▶ [YOUR INSTRUCTIONS] Please print exactly the lines below, from the start of the material up to and including the line with "-0.395, -0.393, -0.391];", but none of the pictures.

○ ○ ○ ○ ○

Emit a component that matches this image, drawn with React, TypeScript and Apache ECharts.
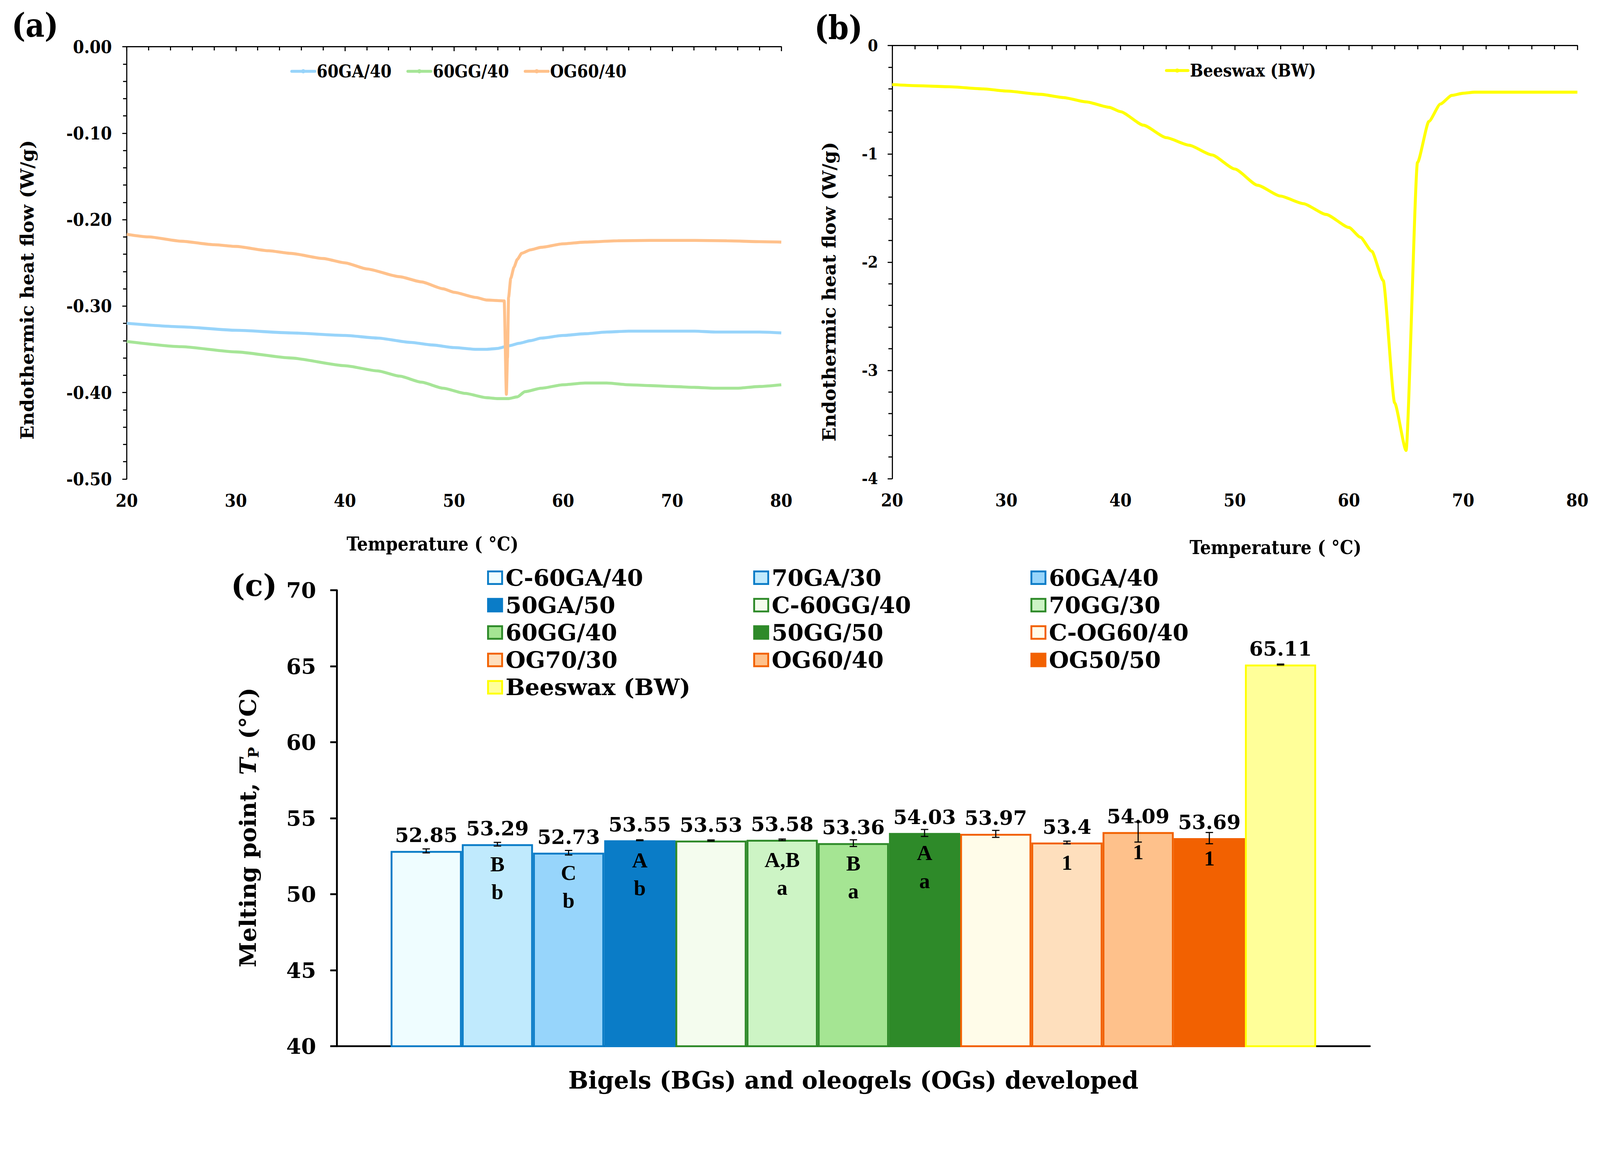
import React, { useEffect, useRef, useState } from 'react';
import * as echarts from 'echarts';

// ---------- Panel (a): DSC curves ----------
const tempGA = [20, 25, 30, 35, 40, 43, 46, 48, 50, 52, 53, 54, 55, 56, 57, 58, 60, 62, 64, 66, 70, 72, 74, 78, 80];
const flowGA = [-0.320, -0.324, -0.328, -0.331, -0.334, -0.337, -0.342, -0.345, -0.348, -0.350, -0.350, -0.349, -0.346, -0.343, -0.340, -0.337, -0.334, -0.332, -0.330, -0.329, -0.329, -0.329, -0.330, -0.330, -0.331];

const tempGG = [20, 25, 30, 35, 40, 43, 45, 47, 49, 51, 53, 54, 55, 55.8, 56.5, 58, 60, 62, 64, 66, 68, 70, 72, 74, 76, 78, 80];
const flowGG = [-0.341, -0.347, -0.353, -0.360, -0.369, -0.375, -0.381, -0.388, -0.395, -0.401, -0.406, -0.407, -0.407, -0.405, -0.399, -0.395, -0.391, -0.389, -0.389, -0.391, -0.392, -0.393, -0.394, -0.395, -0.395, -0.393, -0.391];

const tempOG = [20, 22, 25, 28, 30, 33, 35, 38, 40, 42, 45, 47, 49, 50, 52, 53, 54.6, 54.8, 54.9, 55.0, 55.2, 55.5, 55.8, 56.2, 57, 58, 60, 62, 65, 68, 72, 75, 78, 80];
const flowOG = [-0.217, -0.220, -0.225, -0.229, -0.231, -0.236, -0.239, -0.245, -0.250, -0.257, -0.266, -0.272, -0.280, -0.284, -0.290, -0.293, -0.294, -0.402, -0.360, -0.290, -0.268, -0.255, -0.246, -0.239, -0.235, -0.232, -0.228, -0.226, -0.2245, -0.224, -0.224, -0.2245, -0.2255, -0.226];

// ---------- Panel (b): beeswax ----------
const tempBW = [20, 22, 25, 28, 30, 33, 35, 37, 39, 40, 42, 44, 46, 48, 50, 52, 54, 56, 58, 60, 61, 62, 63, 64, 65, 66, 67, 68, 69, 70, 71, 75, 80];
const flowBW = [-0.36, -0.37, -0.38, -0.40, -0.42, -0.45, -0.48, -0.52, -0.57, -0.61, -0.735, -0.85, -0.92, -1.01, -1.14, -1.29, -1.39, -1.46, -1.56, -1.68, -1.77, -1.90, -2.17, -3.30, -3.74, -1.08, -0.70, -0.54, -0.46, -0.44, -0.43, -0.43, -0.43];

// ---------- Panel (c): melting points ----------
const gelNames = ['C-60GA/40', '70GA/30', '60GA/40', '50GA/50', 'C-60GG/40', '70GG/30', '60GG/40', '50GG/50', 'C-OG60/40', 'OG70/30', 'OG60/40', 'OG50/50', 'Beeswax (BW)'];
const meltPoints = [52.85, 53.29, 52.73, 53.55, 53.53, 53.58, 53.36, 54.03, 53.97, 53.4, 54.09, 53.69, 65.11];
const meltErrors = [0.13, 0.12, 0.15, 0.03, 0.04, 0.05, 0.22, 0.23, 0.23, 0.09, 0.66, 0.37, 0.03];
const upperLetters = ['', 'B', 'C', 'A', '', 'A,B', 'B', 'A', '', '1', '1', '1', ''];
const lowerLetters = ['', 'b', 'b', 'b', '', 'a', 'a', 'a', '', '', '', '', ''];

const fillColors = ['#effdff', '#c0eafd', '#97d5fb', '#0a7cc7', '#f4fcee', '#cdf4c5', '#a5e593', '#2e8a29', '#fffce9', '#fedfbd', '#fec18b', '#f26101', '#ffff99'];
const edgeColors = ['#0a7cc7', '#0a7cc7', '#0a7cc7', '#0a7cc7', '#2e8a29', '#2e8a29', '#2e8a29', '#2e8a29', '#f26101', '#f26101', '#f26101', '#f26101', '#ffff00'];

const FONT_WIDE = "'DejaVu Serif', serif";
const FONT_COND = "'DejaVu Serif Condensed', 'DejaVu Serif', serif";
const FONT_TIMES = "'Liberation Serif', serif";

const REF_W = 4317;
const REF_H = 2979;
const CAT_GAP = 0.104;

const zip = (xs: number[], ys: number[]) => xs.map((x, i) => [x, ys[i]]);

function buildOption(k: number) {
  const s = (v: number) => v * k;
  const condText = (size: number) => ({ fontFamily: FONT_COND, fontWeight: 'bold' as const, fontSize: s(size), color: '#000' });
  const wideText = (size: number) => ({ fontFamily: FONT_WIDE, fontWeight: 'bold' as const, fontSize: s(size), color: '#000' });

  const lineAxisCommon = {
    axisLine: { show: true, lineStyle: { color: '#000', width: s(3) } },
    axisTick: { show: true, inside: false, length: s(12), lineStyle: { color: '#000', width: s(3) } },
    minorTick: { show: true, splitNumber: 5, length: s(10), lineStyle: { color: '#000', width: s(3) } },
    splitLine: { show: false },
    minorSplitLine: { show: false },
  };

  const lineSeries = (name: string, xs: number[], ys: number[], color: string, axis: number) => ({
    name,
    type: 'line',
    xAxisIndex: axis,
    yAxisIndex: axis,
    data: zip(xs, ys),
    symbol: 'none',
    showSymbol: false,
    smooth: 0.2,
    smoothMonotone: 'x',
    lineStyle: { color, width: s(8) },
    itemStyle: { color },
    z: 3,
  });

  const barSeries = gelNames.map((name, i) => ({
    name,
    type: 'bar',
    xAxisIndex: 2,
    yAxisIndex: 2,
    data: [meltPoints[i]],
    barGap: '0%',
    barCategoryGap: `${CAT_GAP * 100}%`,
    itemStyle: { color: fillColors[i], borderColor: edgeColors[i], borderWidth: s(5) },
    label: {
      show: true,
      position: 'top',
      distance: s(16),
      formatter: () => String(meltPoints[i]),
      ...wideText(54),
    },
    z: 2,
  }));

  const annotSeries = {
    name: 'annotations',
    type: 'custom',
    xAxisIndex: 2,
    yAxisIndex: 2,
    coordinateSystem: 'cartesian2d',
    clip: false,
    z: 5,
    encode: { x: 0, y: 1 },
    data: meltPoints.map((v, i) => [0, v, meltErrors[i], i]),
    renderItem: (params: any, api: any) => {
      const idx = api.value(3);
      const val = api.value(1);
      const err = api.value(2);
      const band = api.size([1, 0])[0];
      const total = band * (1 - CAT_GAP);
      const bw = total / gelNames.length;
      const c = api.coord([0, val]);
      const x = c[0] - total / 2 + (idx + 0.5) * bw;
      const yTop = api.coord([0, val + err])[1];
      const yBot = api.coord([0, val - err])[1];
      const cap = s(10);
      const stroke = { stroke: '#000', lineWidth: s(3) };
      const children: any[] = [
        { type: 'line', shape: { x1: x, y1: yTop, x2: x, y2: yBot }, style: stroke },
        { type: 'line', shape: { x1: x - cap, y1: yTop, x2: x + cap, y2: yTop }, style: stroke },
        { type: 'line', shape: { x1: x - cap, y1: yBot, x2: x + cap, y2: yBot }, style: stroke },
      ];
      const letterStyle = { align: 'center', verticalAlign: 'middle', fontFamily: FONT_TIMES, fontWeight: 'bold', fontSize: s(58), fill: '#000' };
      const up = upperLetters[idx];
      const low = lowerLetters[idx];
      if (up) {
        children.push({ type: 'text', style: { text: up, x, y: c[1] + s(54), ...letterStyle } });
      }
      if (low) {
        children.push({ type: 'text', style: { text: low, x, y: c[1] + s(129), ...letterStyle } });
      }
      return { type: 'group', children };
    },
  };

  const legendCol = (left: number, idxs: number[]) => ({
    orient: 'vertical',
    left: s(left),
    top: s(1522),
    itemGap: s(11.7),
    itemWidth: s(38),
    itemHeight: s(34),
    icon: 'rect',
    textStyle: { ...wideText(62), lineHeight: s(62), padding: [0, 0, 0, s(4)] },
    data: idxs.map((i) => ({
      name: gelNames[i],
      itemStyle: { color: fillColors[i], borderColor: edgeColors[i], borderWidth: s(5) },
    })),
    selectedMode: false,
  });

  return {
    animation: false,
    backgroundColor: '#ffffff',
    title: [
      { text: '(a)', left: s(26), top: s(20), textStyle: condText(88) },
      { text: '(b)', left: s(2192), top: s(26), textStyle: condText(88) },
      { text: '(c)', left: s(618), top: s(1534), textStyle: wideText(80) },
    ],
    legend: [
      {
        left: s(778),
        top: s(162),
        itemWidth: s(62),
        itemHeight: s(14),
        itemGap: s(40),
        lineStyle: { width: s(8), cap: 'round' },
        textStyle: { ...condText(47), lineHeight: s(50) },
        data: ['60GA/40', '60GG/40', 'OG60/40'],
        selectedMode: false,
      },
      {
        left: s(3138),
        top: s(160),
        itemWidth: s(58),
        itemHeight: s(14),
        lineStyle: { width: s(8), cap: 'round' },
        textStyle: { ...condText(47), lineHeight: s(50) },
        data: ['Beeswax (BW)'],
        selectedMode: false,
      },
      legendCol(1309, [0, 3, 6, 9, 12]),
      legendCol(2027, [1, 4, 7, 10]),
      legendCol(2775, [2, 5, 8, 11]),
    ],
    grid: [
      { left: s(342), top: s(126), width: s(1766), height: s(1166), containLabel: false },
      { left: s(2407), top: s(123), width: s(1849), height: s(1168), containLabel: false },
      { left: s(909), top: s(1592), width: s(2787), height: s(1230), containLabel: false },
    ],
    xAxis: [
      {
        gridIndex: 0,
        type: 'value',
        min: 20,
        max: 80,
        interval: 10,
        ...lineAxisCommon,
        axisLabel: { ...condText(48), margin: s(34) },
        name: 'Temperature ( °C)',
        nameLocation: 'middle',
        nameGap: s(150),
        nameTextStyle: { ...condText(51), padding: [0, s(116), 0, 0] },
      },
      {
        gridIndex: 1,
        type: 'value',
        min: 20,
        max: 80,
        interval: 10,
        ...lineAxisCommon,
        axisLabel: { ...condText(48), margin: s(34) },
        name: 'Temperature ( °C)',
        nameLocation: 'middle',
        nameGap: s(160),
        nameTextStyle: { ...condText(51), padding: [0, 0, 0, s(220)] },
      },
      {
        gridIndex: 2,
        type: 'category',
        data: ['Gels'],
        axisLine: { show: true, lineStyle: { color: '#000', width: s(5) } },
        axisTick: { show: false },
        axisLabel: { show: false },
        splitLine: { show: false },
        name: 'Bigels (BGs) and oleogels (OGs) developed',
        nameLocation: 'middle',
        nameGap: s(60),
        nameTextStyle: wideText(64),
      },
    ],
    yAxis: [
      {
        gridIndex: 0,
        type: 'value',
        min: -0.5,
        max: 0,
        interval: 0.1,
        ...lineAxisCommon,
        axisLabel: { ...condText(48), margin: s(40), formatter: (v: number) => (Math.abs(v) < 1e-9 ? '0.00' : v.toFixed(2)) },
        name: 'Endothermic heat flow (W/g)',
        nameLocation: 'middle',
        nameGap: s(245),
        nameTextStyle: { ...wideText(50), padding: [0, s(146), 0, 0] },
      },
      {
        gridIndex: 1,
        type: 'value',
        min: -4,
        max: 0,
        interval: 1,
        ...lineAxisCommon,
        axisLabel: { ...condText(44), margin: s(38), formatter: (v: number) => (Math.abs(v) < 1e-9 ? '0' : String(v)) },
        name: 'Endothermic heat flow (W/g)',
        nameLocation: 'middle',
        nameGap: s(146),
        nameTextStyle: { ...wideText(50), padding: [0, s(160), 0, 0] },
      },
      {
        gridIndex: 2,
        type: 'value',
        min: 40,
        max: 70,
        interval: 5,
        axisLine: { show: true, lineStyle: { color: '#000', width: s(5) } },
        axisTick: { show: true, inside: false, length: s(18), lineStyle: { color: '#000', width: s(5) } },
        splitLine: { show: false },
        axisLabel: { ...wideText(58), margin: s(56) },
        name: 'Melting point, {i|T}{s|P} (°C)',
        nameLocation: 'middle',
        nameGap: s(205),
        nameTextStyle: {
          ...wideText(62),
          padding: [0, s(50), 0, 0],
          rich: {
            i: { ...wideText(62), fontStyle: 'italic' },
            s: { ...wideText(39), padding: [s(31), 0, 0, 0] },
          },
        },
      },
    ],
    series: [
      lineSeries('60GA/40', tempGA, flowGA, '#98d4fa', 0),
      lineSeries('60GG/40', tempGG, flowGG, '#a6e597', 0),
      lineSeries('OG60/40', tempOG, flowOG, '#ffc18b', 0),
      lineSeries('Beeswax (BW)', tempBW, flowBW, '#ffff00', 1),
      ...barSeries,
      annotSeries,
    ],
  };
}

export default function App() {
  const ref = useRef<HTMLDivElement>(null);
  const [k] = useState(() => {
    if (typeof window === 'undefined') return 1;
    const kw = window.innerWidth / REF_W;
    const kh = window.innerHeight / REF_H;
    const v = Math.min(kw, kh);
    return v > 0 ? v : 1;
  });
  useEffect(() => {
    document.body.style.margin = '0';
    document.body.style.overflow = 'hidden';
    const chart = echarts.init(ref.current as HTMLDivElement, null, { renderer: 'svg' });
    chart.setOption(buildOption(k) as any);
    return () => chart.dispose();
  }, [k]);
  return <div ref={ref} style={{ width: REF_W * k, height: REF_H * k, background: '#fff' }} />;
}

○ ○ ○ ○ ○

▶ [EXERCISE OUTPUT]
Emit a component that matches this image, drawn with React, TypeScript and Apache ECharts.
import React, { useEffect, useRef, useState } from 'react';
import * as echarts from 'echarts';

// ---------- Panel (a): DSC curves ----------
const tempGA = [20, 25, 30, 35, 40, 43, 46, 48, 50, 52, 53, 54, 55, 56, 57, 58, 60, 62, 64, 66, 70, 72, 74, 78, 80];
const flowGA = [-0.320, -0.324, -0.328, -0.331, -0.334, -0.337, -0.342, -0.345, -0.348, -0.350, -0.350, -0.349, -0.346, -0.343, -0.340, -0.337, -0.334, -0.332, -0.330, -0.329, -0.329, -0.329, -0.330, -0.330, -0.331];

const tempGG = [20, 25, 30, 35, 40, 43, 45, 47, 49, 51, 53, 54, 55, 55.8, 56.5, 58, 60, 62, 64, 66, 68, 70, 72, 74, 76, 78, 80];
const flowGG = [-0.341, -0.347, -0.353, -0.360, -0.369, -0.375, -0.381, -0.388, -0.395, -0.401, -0.406, -0.407, -0.407, -0.405, -0.399, -0.395, -0.391, -0.389, -0.389, -0.391, -0.392, -0.393, -0.394, -0.395, -0.395, -0.393, -0.391];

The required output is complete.